Ces derniers temps, Conférence Ouest oblige, il ne se passe pas une soirée sans que j’aille me coucher avant d’avoir méthodiquement étudié le classement pendant une dizaine de minutes, puis épluché encore et encore des calendriers d’équipes que je connais déjà par coeur. Dallas, Phoenix, Memphis, quoiqu’il se passe une de ces trois équipes restera sur le carreau. Peut-être même bien malgré une saison à 50 victoires.

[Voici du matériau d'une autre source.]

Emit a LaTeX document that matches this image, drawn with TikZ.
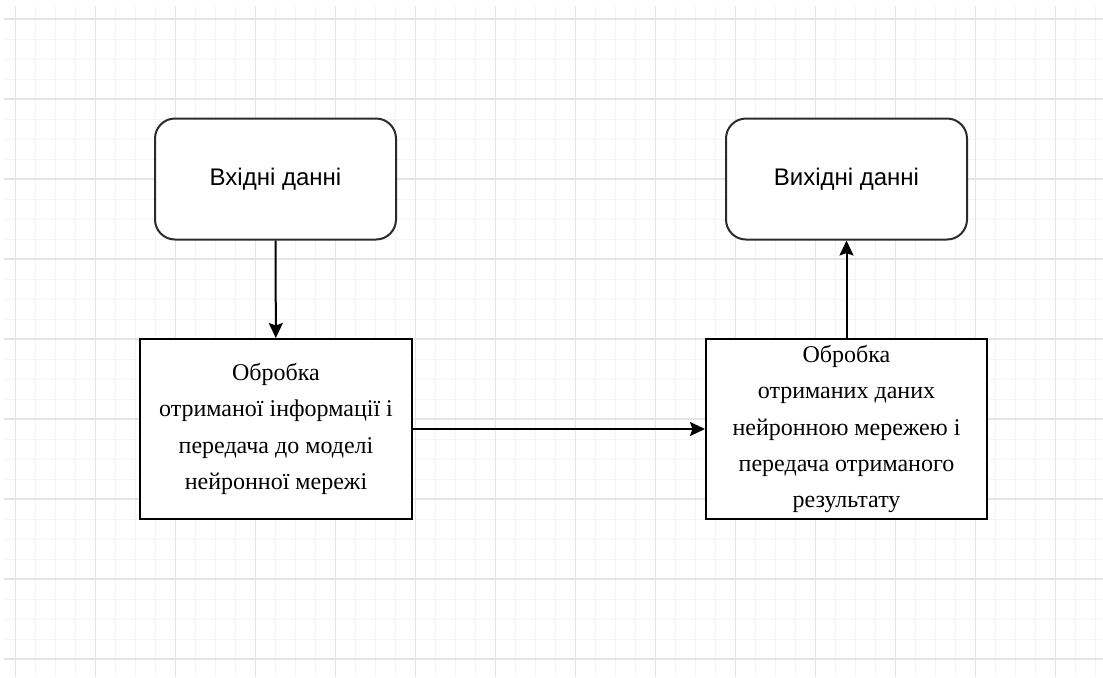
\documentclass[tikz,border=0pt]{standalone}
\usepackage{fontspec}
\setmainfont{Liberation Serif}
\newfontfamily\arialfont{Liberation Sans}
\usetikzlibrary{arrows.meta}
\definecolor{minorgrid}{HTML}{F4F4F4}
\definecolor{majorgrid}{HTML}{E4E4E4}
\definecolor{edgegray}{HTML}{2B2B2B}
\tikzset{
  minorline/.style={draw=minorgrid,line width=0.5pt},
  majorline/.style={draw=majorgrid,line width=0.6pt},
  termbox/.style={draw=edgegray,line width=1pt,rounded corners=10pt,fill=white,
    minimum width=120.5pt,minimum height=60.5pt,inner sep=0pt,
    font=\arialfont\fontsize{12pt}{14pt}\selectfont},
  procbox/.style={draw=black,line width=1pt,fill=white,minimum height=90pt,
    inner sep=0pt,align=center,font=\fontsize{12pt}{18.2pt}\selectfont},
}
\begin{document}
\begin{tikzpicture}[x=0.5pt,y=-0.5pt]
      \useasboundingbox (0,0) rectangle (1103,677);
      % background grid
      \foreach \x in {15.5,35.5,...,1100} \draw[minorline] (\x,6) -- (\x,677);
      \foreach \y in {19,39,...,670} \draw[minorline] (4,\y) -- (1103,\y);
      \foreach \x in {15.5,95.5,...,1100} \draw[majorline] (\x,6) -- (\x,677);
      \foreach \y in {19,99,...,670} \draw[majorline] (4,\y) -- (1103,\y);
      \draw
        (275.5,179) node[termbox] (in){Вхідні данні}
        (846.5,179) node[termbox] (out){Вихідні данні}
        (276,429) node[procbox,minimum width=136pt] (prep){Обробка\\
          отриманої інформації і\\ передача до моделі\\ нейронної мережі}
        (846.5,429) node[procbox,minimum width=140.5pt] (net){Обробка\\
          отриманих даних\\ нейронною мережею і\\ передача отриманого\\ результату};
      \begin{scope}[-{Stealth[length=7.5pt,width=7pt,inset=1.2pt]},line width=1pt]
        \draw (in) to (prep);
        \draw (prep) to (net);
        \draw (net) to (out);
      \end{scope}
    \end{tikzpicture}
\end{document}
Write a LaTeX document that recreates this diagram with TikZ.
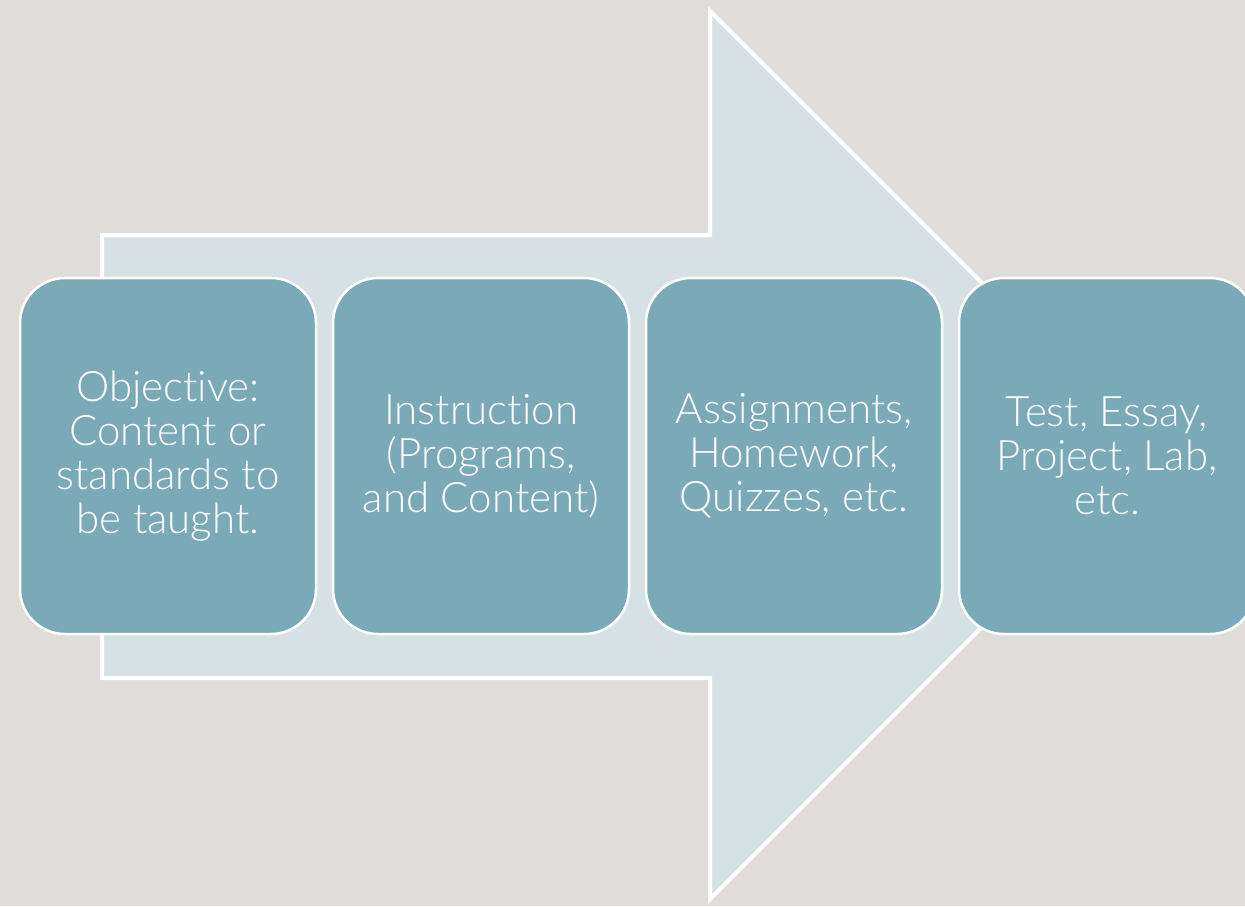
\documentclass[tikz,border=0pt]{standalone}
\usepackage{fontspec}
\setmainfont{Lato Light}[Ligatures=NoCommon]
\usetikzlibrary{positioning}
\definecolor{pagebg}{HTML}{E0DCD9}
\definecolor{arrowfill}{HTML}{D6E1E6}
\definecolor{stagefill}{HTML}{7AAAB8}

\begin{document}
\begin{tikzpicture}[x=1pt, y=-1pt,
  stage/.style={draw=white, line width=2.5pt, rounded corners=45pt, fill=stagefill, minimum width=296pt, minimum height=356pt, align=center, text=white, font=\fontsize{42}{44}\selectfont, inner sep=0pt, outer sep=0pt},
  flow/.style={draw=white, line width=4pt, fill=arrowfill, line join=miter},
]
  \fill[pagebg] (0,0) rectangle (1245,906);
  \useasboundingbox (0,0) rectangle (1245,906);
  % big arrow behind the row of stages
  \draw[flow] (102,235) -- (710,235) -- (710,11) -- (1154,455) -- (710,899) -- (710,678) -- (102,678) -- cycle;

  \node[stage] (objective) at (168,456) {Objective:\\Content or\\standards to\\be taught.};
  \node[stage, right=17pt of objective] (instruction) {Instruction\\(Programs,\\and Content)};
  \node[stage, right=17pt of instruction] (assignments) {Assignments,\\Homework,\\Quizzes, etc.};
  \node[stage, right=17pt of assignments] (test) {Test, Essay,\\Project, Lab,\\etc.};
\end{tikzpicture}
\end{document}
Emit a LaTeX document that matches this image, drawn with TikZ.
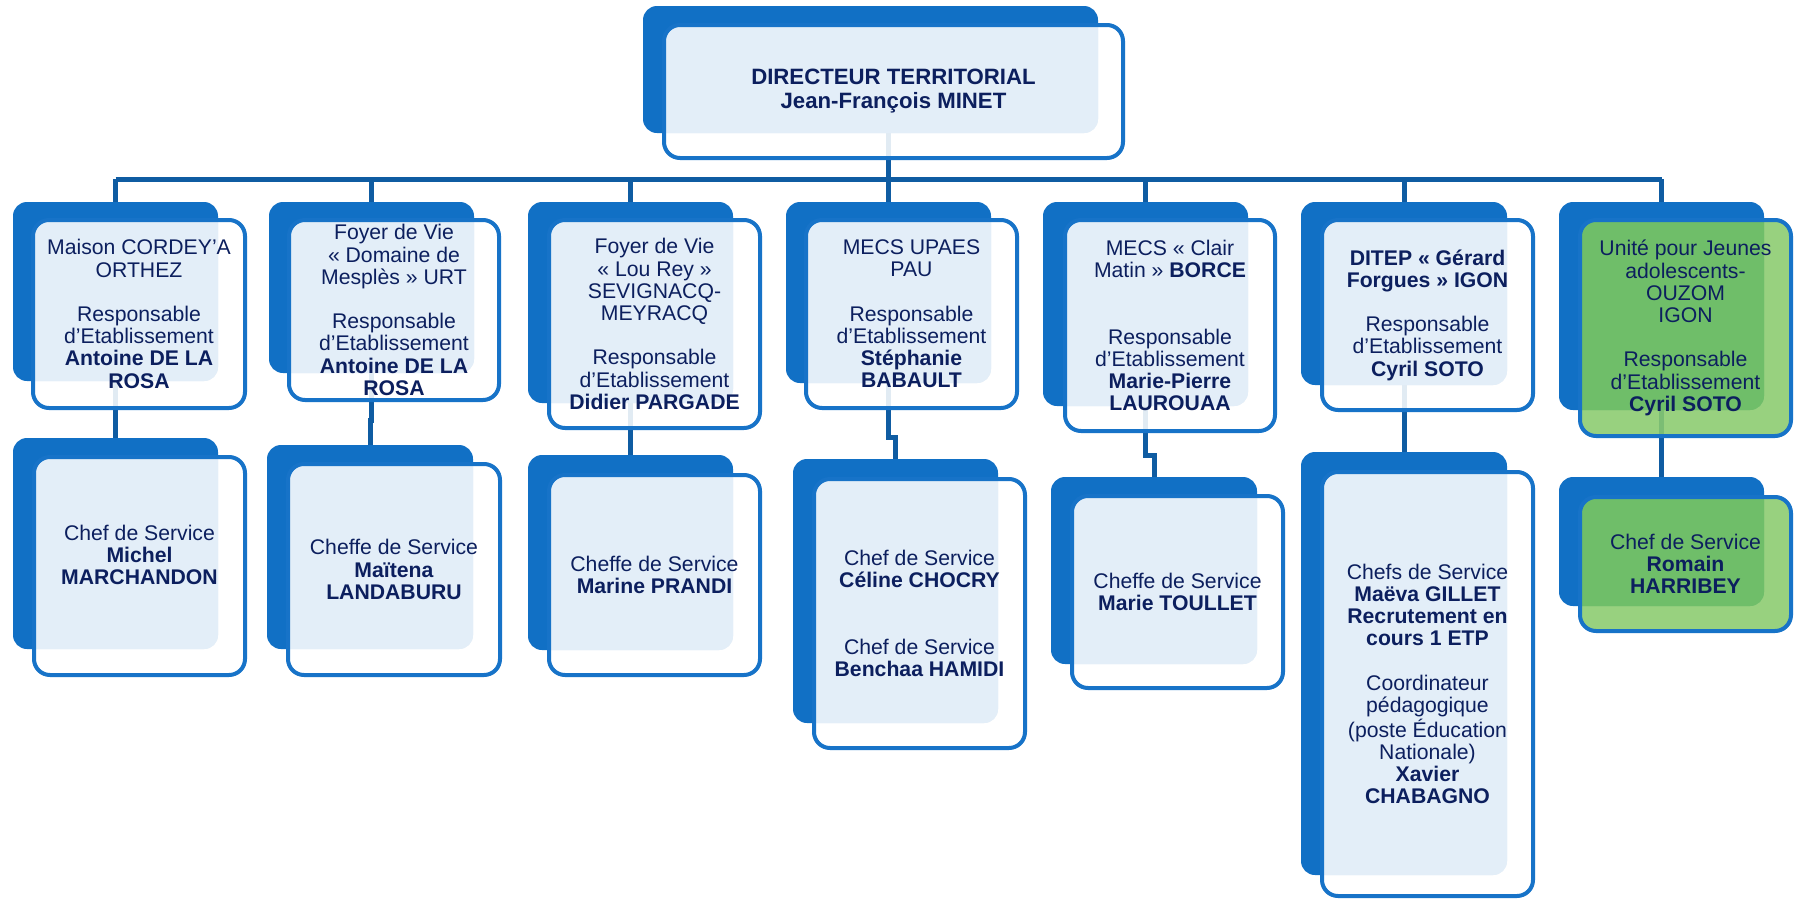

Et rester sur le carreau, ça veut dire se retrouver à la place du cocu, à la place du con, appellez-la comme vous voudrez. La place de celui qui ne fait pas les Playoffs de justesse, et qui attaquera la lottery deux mois plus tard avec la certitude de recevoir le quatorzième pick. Cette place, c’est la place où on perd tout, et où on ne gagne rien. C’est la plus mauvaise place à laquelle une équipe puisse être classée, de la même manière que la plus mauvaise place dans une épreuve olympique est toujours la quatrième.

Un de ces matins, alors que j’allais regagner mon lit, fuyant les lueurs de l’aube et le bruit des premiers tramways, m’inquiétant pour l’avenir de mon équipe si d’aventure elle se retrouvait à cette place du cocu, je me suis demandé si la NBA ne pouvait pas faire en sorte que le système puisse récompenser la lutte de l’équipe qui échoue de peu plutôt que de l’accabler tel que c’est le cas actuellement. Et le fait est qu’en plus de réparer cette injustice, une légère modification du schéma actuel de la lottery permettrait également d’éradiquer le tanking, qui s’il n’est pas un problème à mes yeux, l’est à ceux du commish et de bon nombre d’observateurs. Jugez plutôt.

Le système de lottery actuel est fait de tel sorte que plus le bilan d’une équipe est mauvais, plus elle va obtenir de chances de récupérer le premier choix. En sus, une équipe ne peut pas se voir octroyer un choix éloigné de plus de trois rangs de son bilan. Par exemple, le deuxième pire bilan ne peut pas recevoir un choix au-delà de la cinquième place, le troisième au-delà de la sixième place, et ainsi de suite. Encore une fois, la meilleure équipe à ne pas faire les Playoffs est lésée puisqu’en plus d’avoir moins de 2% de chances d’obtenir un choix du top 3, les choix situés entre la troisième et la quatorzième place ne peuvent lui revenir.

(Cliquez sur le tableau pour l’agrandir)

En plus d’encourager les équipes à saboter leur saison pour augmenter leurs chances d’obtenir un haut choix de draft, le système actuel condamne la meilleure équipe non-qualifiée pour les Playoffs au quatorzième choix, soit un renfort minime pour son effectif là où les cancres de la ligue pourront passer de zéro à héros en l’espace d’un été. L’équipe classée neuvième de sa Conférence naviguera elle dans les mêmes eaux la saison suivante, jusqu’à ce que frustrée par des années sans la saveur des Playoffs ou l’engouement provoqué par l’arrivée d’un rookie prometteur, elle décide de tout faire péter pour repartir de zéro, comme l’ont fait par exemple les Sixers ou les Bucks.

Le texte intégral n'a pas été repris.